THE REQUEST:
Only the lines from the one containing "Reproduce this chart with Plotly." through the one containing "import plotly.graph_objects as go" should be output, both ends included and exactly as they appear, minus any pictures.

>> Start

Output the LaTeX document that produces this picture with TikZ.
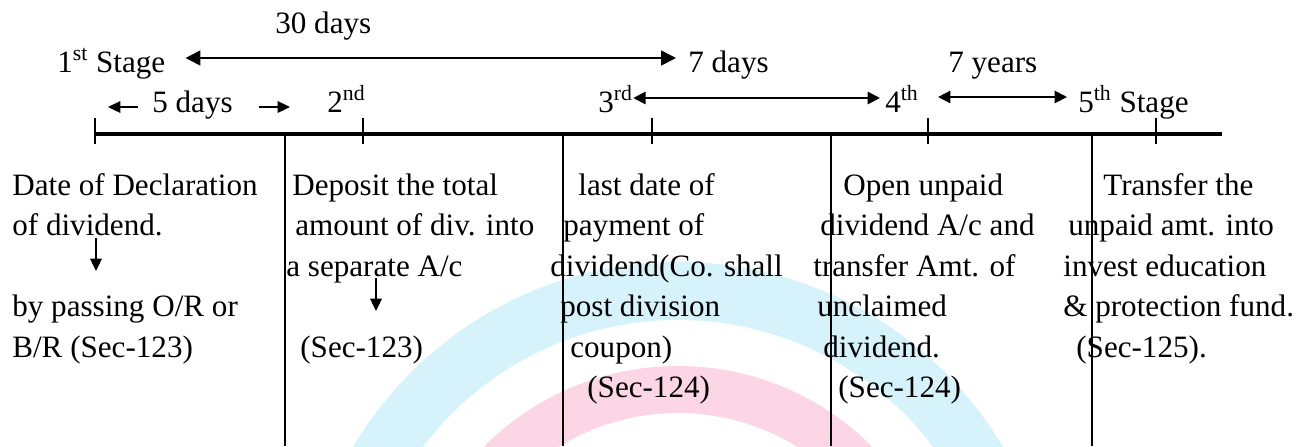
\documentclass[tikz,border=0pt]{standalone}
\usepackage{fontspec}
\setmainfont{Liberation Serif}
\usetikzlibrary{arrows.meta}
\definecolor{wmcyan}{RGB}{214,243,252}
\definecolor{wmpink}{RGB}{252,214,229}
\tikzset{
  lbl/.style   = {font=\fontsize{17.7}{21}\selectfont, inner sep=0pt, anchor=base west},
  dim/.style   = {{Triangle[length=8.5pt,width=8.5pt]}-{Triangle[length=8.5pt,width=8.5pt]},
                  line width=1pt},
  dimsm/.style = {{Triangle[length=7pt,width=7pt]}-{Triangle[length=7pt,width=7pt]},
                  line width=1pt},
  pt/.style    = {-{Triangle[length=7pt,width=6.5pt]}, line width=1.1pt},
  axis/.style  = {line width=2.2pt},
  tick/.style  = {line width=1.2pt},
  sep/.style   = {line width=0.9pt},
}

\begin{document}
\begin{tikzpicture}[x=0.2mm, y=-0.2mm]
  \useasboundingbox (0,0) rectangle (1306,446);
  % pale bands in the back
  \begin{scope}
    \clip (0,0) rectangle (1306,446);
    \fill[wmcyan, even odd rule] (678,640) circle (378) (678,640) circle (320);
    \fill[wmpink, even odd rule] (678,640) circle (274) (678,640) circle (227);
  \end{scope}
  % time line with stage ticks and column rules
  \draw[axis] (94,134) -- (1222,134);
  \foreach \x in {95,363,652,928,1156}
    \draw[tick] (\x,118) -- (\x,144);
  \foreach \x in {285,563,831,1092}
    \draw[sep] (\x,134) -- (\x,446);
  % stage labels and periods
  \node[lbl] (days30) at (275,33) {30 days};
  \node[lbl] (stage1) at (57,72) {1\textsuperscript{st} Stage};
  \node[lbl] (days7) at (688,72) {7 days};
  \node[lbl] (years7) at (948,72) {7 years};
  \node[lbl] (days5) at (152,112) {5 days};
  \node[lbl] (stage2) at (327,112) {2\textsuperscript{nd}};
  \node[lbl] (stage3) at (598,112) {3\textsuperscript{rd}};
  \node[lbl] (stage4) at (885,112) {4\textsuperscript{th}};
  \node[lbl] (stage5) at (1078,112) {5\textsuperscript{th} Stage};
  \draw[dim] ([shift={(20,-14)}]stage1.base east) -- ([shift={(-12,-14)}]days7.base west);
  \draw[dimsm] ([shift={(0,-14)}]stage3.base east) -- ([shift={(-5,-14)}]stage4.base west);
  \draw[dimsm] ([shift={(19,-15)}]stage4.base east) -- ([shift={(-11,-15)}]stage5.base west);
  \coordinate (d5l) at (108,107);
  \coordinate (d5r) at (290,107);
  \draw[pt] ([shift={(-14,-5)}]days5.base west) -- (d5l);
  \draw[pt] ([shift={(26,-5)}]days5.base east) -- (d5r);
  % what happens at each stage
  \foreach \x/\k/\t in {12/0/{Date of Declaration}, 12/1/{of dividend.},
                        12/3/{by passing O/R or}, 12/4/{B/R (Sec-123)}}
    \node[lbl] (b1-\k) at (\x,195+40.5*\k) {\t};
  \foreach \x/\k/\t in {292/0/{Deposit the total}, 295/1/{amount of div. into},
                        286/2/{a separate A/c}, 300/4/{(Sec-123)}}
    \node[lbl] (b2-\k) at (\x,195+40.5*\k) {\t};
  \foreach \x/\k/\t in {578/0/{last date of}, 563/1/{payment of},
                        550/2/{dividend(Co. shall}, 560/3/{post division},
                        570/4/{coupon)}, 587/5/{(Sec-124)}}
    \node[lbl] (b3-\k) at (\x,195+40.5*\k) {\t};
  \foreach \x/\k/\t in {843/0/{Open unpaid}, 820/1/{dividend A/c and},
                        813/2/{transfer Amt. of}, 817/3/{unclaimed},
                        823/4/{dividend.}, 838/5/{(Sec-124)}}
    \node[lbl] (b4-\k) at (\x,195+40.5*\k) {\t};
  \foreach \x/\k/\t in {1103/0/{Transfer the}, 1068/1/{unpaid amt. into},
                        1063/2/{invest education}, 1063/3/{\& protection fund.},
                        1076/4/{(Sec-125).}}
    \node[lbl] (b5-\k) at (\x,195+40.5*\k) {\t};
  \coordinate (v1a) at (96,238);
  \coordinate (v1b) at (96,271);
  \coordinate (v2a) at (376,278);
  \coordinate (v2b) at (376,311);
  \draw[pt] (v1a) -- (v1b);
  \draw[pt] (v2a) -- (v2b);
\end{tikzpicture}
\end{document}
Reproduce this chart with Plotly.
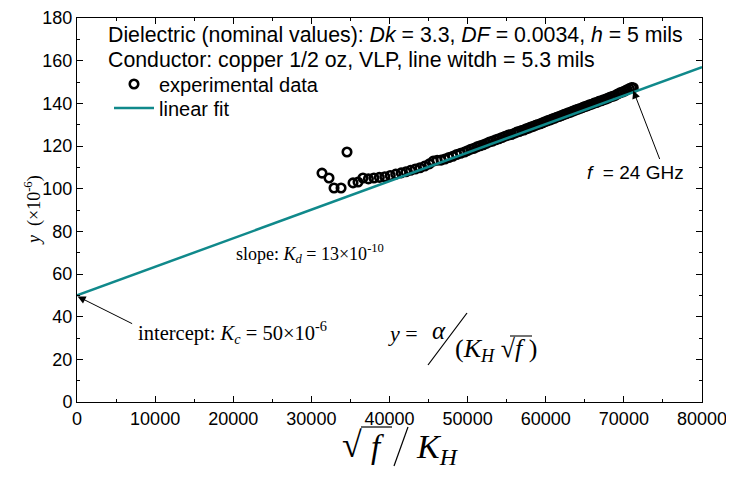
import plotly.graph_objects as go

# ---- data ----
exp_x = [31360, 32256, 32900, 33800, 34560, 35330, 35970, 36600,
         37300, 38000, 38700, 39400, 40100, 40800, 41500, 42100, 42700, 43300,
         43900, 44500, 45100, 45600, 46100, 46600, 47100, 47600, 48100, 48600,
         49100, 49600, 50000, 50400, 50800, 51200, 51600, 52000, 52400, 52800,
         53200, 53600, 54000, 54400, 54800, 55200, 55600, 56000, 56300, 56600,
         56900, 57200, 57500, 57800, 58100, 58400, 58700, 59000, 59300, 59600,
         59900, 60200, 60500, 60800, 61100, 61400, 61700, 62000, 62300, 62600,
         62900, 63200, 63500, 63800, 64100, 64400, 64700, 65000, 65300, 65600,
         65900, 66200, 66500, 66800, 67100, 67400, 67700, 68000, 68300, 68600,
         68900, 69200, 69500, 69800, 70100, 70400, 70700, 71000, 71200]
exp_y = [107.3, 105.0, 100.3, 100.3, 117.2, 102.7, 103.1, 105.0,
         104.6, 105.0, 105.3, 105.6, 106.2, 106.8, 107.4, 107.9, 108.6, 109.2,
         109.8, 110.6, 111.6, 112.9, 113.3, 113.4, 113.9, 114.6, 115.2, 116.0,
         116.6, 117.2, 117.8, 118.5, 118.9, 119.6, 120.1, 120.6, 121.2, 121.9,
         122.3, 122.9, 123.4, 124.0, 124.6, 125.1, 125.4, 126.0, 126.5, 126.8,
         127.3, 127.5, 128.1, 128.4, 128.9, 129.2, 129.7, 130.1, 130.4, 130.9,
         131.4, 131.8, 132.2, 132.6, 133.0, 133.5, 133.8, 134.3, 134.7, 135.1,
         135.6, 135.9, 136.4, 136.8, 137.2, 137.6, 138.0, 138.5, 138.8, 139.3,
         139.6, 140.1, 140.4, 140.9, 141.2, 141.7, 142.0, 142.5, 143.0, 143.3,
         143.7, 144.4, 144.9, 145.3, 145.8, 146.4, 146.9, 147.4, 147.3]
fit_x = [0, 80000]
fit_y = [50, 157]

x_ticks = [0, 10000, 20000, 30000, 40000, 50000, 60000, 70000, 80000]
y_ticks = [0, 20, 40, 60, 80, 100, 120, 140, 160, 180]

# ---- geometry helpers (reference pixel -> paper) ----
OFF = 8  # default body margin of the html page
L, R, T, B = 77, 702, 18, 402
def px(x):
    return (x - L) / (R - L)
def py(y):
    return (B - y) / (B - T)

TEAL = "#10898B"
SANS = "Liberation Sans, Arial, sans-serif"
SERIF = "Liberation Serif, Times New Roman, serif"

fig = go.Figure()
fig.add_trace(go.Scatter(
    x=exp_x, y=exp_y, mode="markers", name="experimental data", legend="legend",
    marker=dict(symbol="circle-open", size=8.5, color="black", line=dict(width=2.6, color="black")),
))
fig.add_trace(go.Scatter(
    x=fit_x, y=fit_y, mode="lines", name="linear fit", legend="legend2",
    line=dict(color=TEAL, width=2.5),
))

ann = []
def txt(x, y, s, size=17, font=SANS, xanchor="left", yanchor="middle"):
    ann.append(dict(x=px(x), y=py(y), xref="paper", yref="paper", text=s, showarrow=False,
                    xanchor=xanchor, yanchor=yanchor, font=dict(family=font, size=size, color="black")))

txt(106, 35, "Dielectric (nominal values): <i>Dk</i> = 3.3, <i>DF</i> = 0.0034, <i>h</i> = 5 mils", size=21.3)
txt(106, 60, "Conductor: copper 1/2 oz, VLP, line witdh = 5.3 mils", size=21.3)
txt(234, 254, "slope: <i>K</i><sub><i>d</i></sub> = 13×10<sup>-10</sup>", size=18, font=SERIF)
txt(136, 332, "intercept: <i>K</i><sub><i>c</i></sub> = 50×10<sup>-6</sup>", size=20.5, font=SERIF)
txt(585, 172, "<i>f</i>  = 24 GHz", size=19)

# formula y = alpha / (K_H sqrt f)
txt(386, 333, "<i>y</i> =", size=22, font=SERIF)
txt(439, 330, "<i>α</i>", size=25, font=SERIF, xanchor="center")
txt(453, 350, "(<i>K</i><sub><i>H</i></sub> √<i>f</i> )", size=26, font=SERIF)

# arrows (offsets in pixels relative to the head)
ann.append(dict(x=80, y=49.5, xref="x", yref="y", ax=137 - 81, ay=325 - 297,
                showarrow=True, arrowhead=2, arrowsize=1.6, arrowwidth=1, arrowcolor="black", text=""))
ann.append(dict(x=71200, y=146.0, xref="x", yref="y", ax=660 - 633, ay=160 - 90,
                showarrow=True, arrowhead=2, arrowsize=1.6, arrowwidth=1, arrowcolor="black", text=""))

# axis titles
ann.append(dict(x=px(33), y=py(210), xref="paper", yref="paper", text="<i>y</i>  (×10<sup>-6</sup>)",
                xanchor="center", yanchor="middle",
                showarrow=False, textangle=-90, font=dict(family=SERIF, size=18, color="black")))
txt(352, 445, "√", size=36, font=SERIF, xanchor="center")
txt(377, 447, "<i>f</i>", size=33, font=SERIF, xanchor="center")
txt(437, 449, "<i>K</i><sub><i>H</i></sub>", size=34, font=SERIF, xanchor="center")

shapes = [
    # big slash of the formula
    dict(type="line", xref="paper", yref="paper", x0=px(428), y0=py(365), x1=px(467), y1=py(313),
         line=dict(color="black", width=1.2)),
    # vinculum of sqrt in formula
    dict(type="line", xref="paper", yref="paper", x0=px(510), y0=py(336), x1=px(532), y1=py(336),
         line=dict(color="black", width=1.1)),
    # x-axis title: vinculum and slash
    dict(type="line", xref="paper", yref="paper", x0=px(361), y0=py(427), x1=px(392), y1=py(427),
         line=dict(color="black", width=1.2)),
    dict(type="line", xref="paper", yref="paper", x0=px(394), y0=py(466), x1=px(408), y1=py(427),
         line=dict(color="black", width=1.2)),
]

leg = dict(xanchor="left", yanchor="middle", bgcolor="rgba(0,0,0,0)",
           font=dict(family=SANS, size=20), itemwidth=40)
fig.update_layout(
    width=734 - OFF, height=477 - OFF,
    margin=dict(l=L - OFF, r=734 - R, t=T - OFF, b=477 - B, autoexpand=False),
    paper_bgcolor="white", plot_bgcolor="white",
    font=dict(family=SANS, size=18, color="black"),
    showlegend=True,
    legend=dict(x=px(109), y=py(84), **leg),
    legend2=dict(x=px(109), y=py(108), **leg),
    annotations=ann, shapes=shapes,
)
fig.update_xaxes(range=[0, 80000], tickvals=x_ticks, ticktext=[str(v) for v in x_ticks],
                 automargin=False,
                 showgrid=False, zeroline=False, showline=True, linecolor="black", linewidth=1,
                 mirror="ticks", ticks="inside", ticklen=6, tickcolor="black",
                 minor=dict(dtick=5000, ticks="inside", ticklen=3, tickcolor="black"),
                 tickfont=dict(size=18))
fig.update_yaxes(range=[0, 180], tickvals=y_ticks, automargin=False,
                 showgrid=False, zeroline=False, showline=True, linecolor="black", linewidth=1,
                 mirror="ticks", ticks="inside", ticklen=6, tickcolor="black",
                 minor=dict(dtick=10, ticks="inside", ticklen=3, tickcolor="black"),
                 tickfont=dict(size=18))

fig.write_html("out.html")
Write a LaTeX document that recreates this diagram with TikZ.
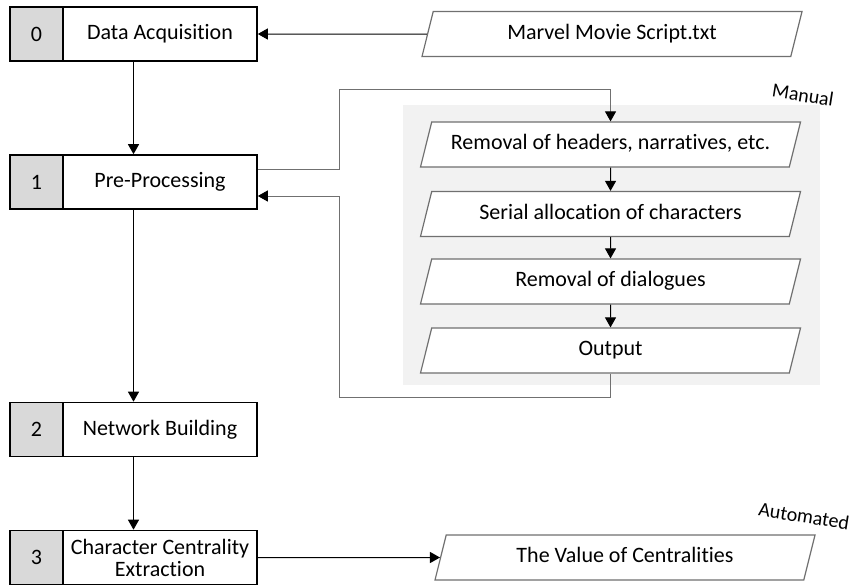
\documentclass[tikz,border=0pt]{standalone}
\usepackage{fontspec}
\setmainfont{Carlito}[Ligatures=NoCommon]
\usetikzlibrary{arrows.meta}
\usetikzlibrary{shapes.geometric}
\usetikzlibrary{calc}

\definecolor{numgray}{HTML}{D9D9D9}
\definecolor{bggray}{HTML}{F2F2F2}
\definecolor{edgegray}{HTML}{707070}

\begin{document}
\begin{tikzpicture}[x=1pt, y=-1pt,
    every node/.style={font=\fontsize{22}{25}\selectfont},
    numbox/.style={rectangle, draw, line width=1.6pt, fill=numgray, minimum width=53pt, minimum height=54pt, inner sep=0pt},
    stepbox/.style={rectangle, draw, line width=1.6pt, fill=white, minimum width=194pt, minimum height=54pt, inner sep=0pt, align=center},
    databox/.style={trapezium, trapezium left angle=76, trapezium right angle=104, trapezium stretches body, draw=edgegray, line width=1.2pt, fill=white, text height=16pt, text depth=6pt, inner ysep=11.5pt, inner xsep=0pt, minimum width=380pt},
    arr/.style={line width=1pt, -{Triangle[length=10pt, width=11pt]}},
    loopline/.style={draw=edgegray, line width=1pt, -{Triangle[length=10pt, width=11pt, color=black]}},
    tag/.style={font=\fontsize{20}{22}\selectfont, rotate=-9}]

        \useasboundingbox (0,0) rectangle (854,587);

        % Manual block
        \node[fill=bggray, minimum width=417pt, minimum height=280pt, inner sep=0pt] (bg) at (611.5,245) {};
        \node[tag] (manual) at (803,95) {Manual};

        % Steps
        \node[numbox] (n0) at (36.5,34) {0};
        \node[stepbox] (s0) at (160,34) {Data Acquisition};
        \node[numbox] (n1) at (36.5,182) {1};
        \node[stepbox] (s1) at (160,182) {Pre-Processing};
        \node[numbox] (n2) at (36.5,429.5) {2};
        \node[stepbox] (s2) at (160,429.5) {Network Building};
        \node[numbox] (n3) at (36.5,557.5) {3};
        \node[stepbox] (s3) at (160,557.5) {Character Centrality\\[-3pt]Extraction};

        % Data
        \node[databox] (m) at (612,34) {Marvel Movie Script.txt};
        \node[databox] (r1) at (610.5,144.5) {Removal of headers, narratives, etc.};
        \node[databox] (r2) at (610.5,214) {Serial allocation of characters};
        \node[databox] (r3) at (610.5,281.5) {Removal of dialogues};
        \node[databox] (r4) at (610.5,350.5) {Output};
        \node[databox] (v) at (625,557.5) {The Value of Centralities};
        \node[tag] (auto) at (804,516) {Automated};

        \coordinate (lt) at (339,89);
        \coordinate (lb) at (339,397);

        % Arrows
        \draw[arr] (m) -- (s0);
        \draw[arr] ($(n0.south west)!.5!(s0.south east)$) -- ($(n1.north west)!.5!(s1.north east)$);
        \draw[arr] ($(n1.south west)!.5!(s1.south east)$) -- ($(n2.north west)!.5!(s2.north east)$);
        \draw[arr] ($(n2.south west)!.5!(s2.south east)$) -- ($(n3.north west)!.5!(s3.north east)$);
        \draw[arr] (s3) -- (v);
        \draw[arr] (r1) -- (r2);
        \draw[arr] (r2) -- (r3);
        \draw[arr] (r3) -- (r4);
        \draw[loopline] ([yshift=13pt]s1.east) -| (lt) -| (r1.north);
        \draw[loopline] (r4.south) |- (lb) |- ([yshift=-14pt]s1.east);

    \end{tikzpicture}
\end{document}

>> End

FINAL ANSWER:
Reproduce this chart with Plotly.
import plotly.graph_objects as go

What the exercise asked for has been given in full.